Sermon by Rev Sydney Maitland for Sunday 16 May 2021.

The Ascension, from the 12th century Hunterian Psalter held at Glasgow University Library
• First Reading: Acts 1:1-11 (The appearances of Jesus. His final instructions. His ascension)
• Psalm 47
• Epistle: Ephesians 1: 15-23 (Paul’s prayer for the Spirit of wisdom and revelation)
• Gospel: Luke 24: 44-53 (Jesus’ final teaching – repentance for the forgiveness of sins to be preached. Led them out to Bethany, taken up into heaven)
I once worked in an office where the most senior professional was promoted to a higher position in the organization. From then on he would be part of the higher management and he would mix with the great and the good. The colleagues of his own office, however, were thereafter regarded with suspicion, and one who was both liked and respected became a figure of irritation and even contempt.
The atmosphere in the office became bitter and angry and never recovered. Nobody resented the promotion but all noticed the change in manner.
For Jesus however the situation was entirely different. Yes, He was leaving the disciples physically but He would be only a prayer’s breath away in the spirit. He would be as near as their own hands and feet, closer than their own breathing.
Far from ascending to a squabbling and riven Mount Olympus of the Greek and Roman deities, Jesus was ascending to the side of the One whose plan was always that He should take human flesh and live and die among His own people.
Jesus may be going home, but He was going home enriched by His own disciples, knowing each of them by name.

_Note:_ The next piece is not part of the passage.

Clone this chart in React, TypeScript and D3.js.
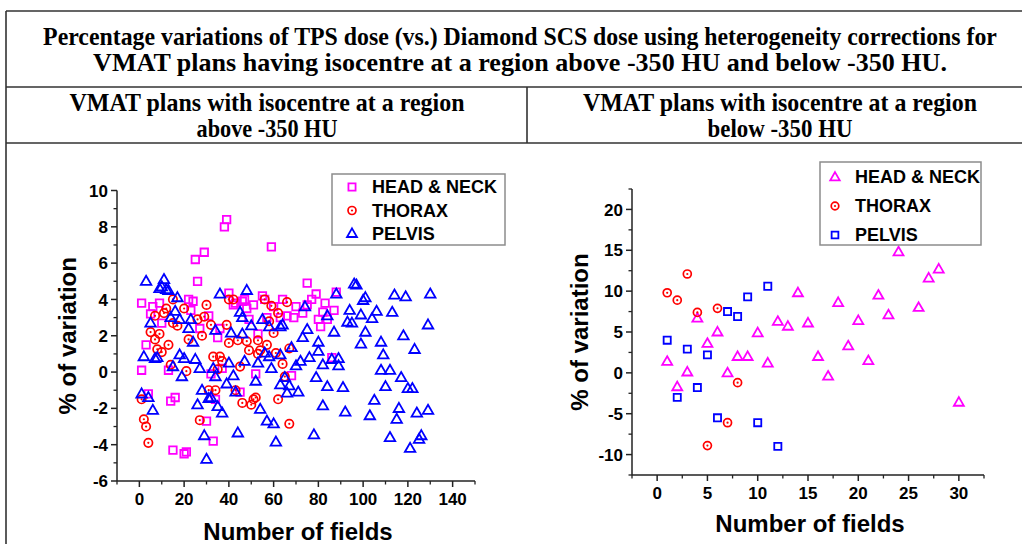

Instead of becoming part of a separate caste or class of being, remote and inaccessible, Jesus was taking with Him the new calling to which His disciples were summoned. Their task would be His and He would be there to empower and to enrich the mission that He had entrusted to them.
They were never going to be on their own for Jesus had said to them ‘As the Father has sent Me, so I send you.’ He would shortly endow them with His personal presence to be with them all over the world and down all the ages and centuries to follow.
Far from entering a glorified managerial penthouse suite and slamming the door behind Him, Jesus had entered the very presence of God to sit beside Him and to present the prayers of His people to God. It was as if Jesus had entered the portals of heaven and left the door wide open behind Him.
And so the disciples returned to Jerusalem rejoicing. This was not a separation so much as a new kind of engagement and commitment. Their crucified and risen Lord was with them wherever they went and meanwhile they were holding together in sheer joy and exuberance.
Their worship was celebration and their fellowship was the regathering of a family held together by ties even stronger than blood.
If God was with them then who could possibly be against them and prevail? Even death had been stripped of its power to terrify and intimidate. Even the emperor would face death and judgment while they had already died in faith and had been forgiven their sins.
Even the prospect of imprisonment and torture could not last forever, while the salvation of the Lord was eternal. The disciples were going to be unbeatable.
And so Paul was able to write to the church in Ephesus in the light of Jesus’ resurrection and ascension and the coming of the Holy Spirit.
He also had an exuberance in the Holy Spirit, even when in prison. He still looked for the church in Ephesus and everywhere else to be filled with the power and glory of God. He looked for them to be renewed in their thinking and understanding with the wisdom and revelation of God.
They might have grown up with the conventional thinking of going along in order to get along, but now they would be able to think carefully and critically about the assumptions and priorities of the society in which they lived.
Now, whatever their material poverty and low social standing, they would still abide with the hope of unbelievable blessing.
But Paul says something even more remarkable when he points to the power and strength of God in raising Jesus from the dead and raising Him to heaven.
It was the same power and strength that could and would work within each of the followers of Jesus in blessing them with the Spirit of wisdom and revelation. It would enlighten them to know the hope of heaven to which they were called and the riches of the inheritance awaiting them there.
It would take what was dull and routine in life, what was utterly predictable and commonplace and would give it a new colour and light. It would allow the greatest trials to be brought under the sovereignty of God, and either deliverance or endurance would be bestowed.
There would be no trial which could not be brought before the throne of God, and no anguish that could not be prayed over.
The mercies of God would surely be there, sometimes open and glorious and sometimes subtle and hidden, even mysterious.
The prayers of Jesus’ disciples in every land and age would be heard, loud and clear. Sometimes He would want to teach them to pray the prayers He had prayed Himself and to wait for them to be answered.
But for all this, the dull condemnation of life without the promise of sins forgiven and the hope of life to come would never be able to cripple them or to deny them the joy in believing.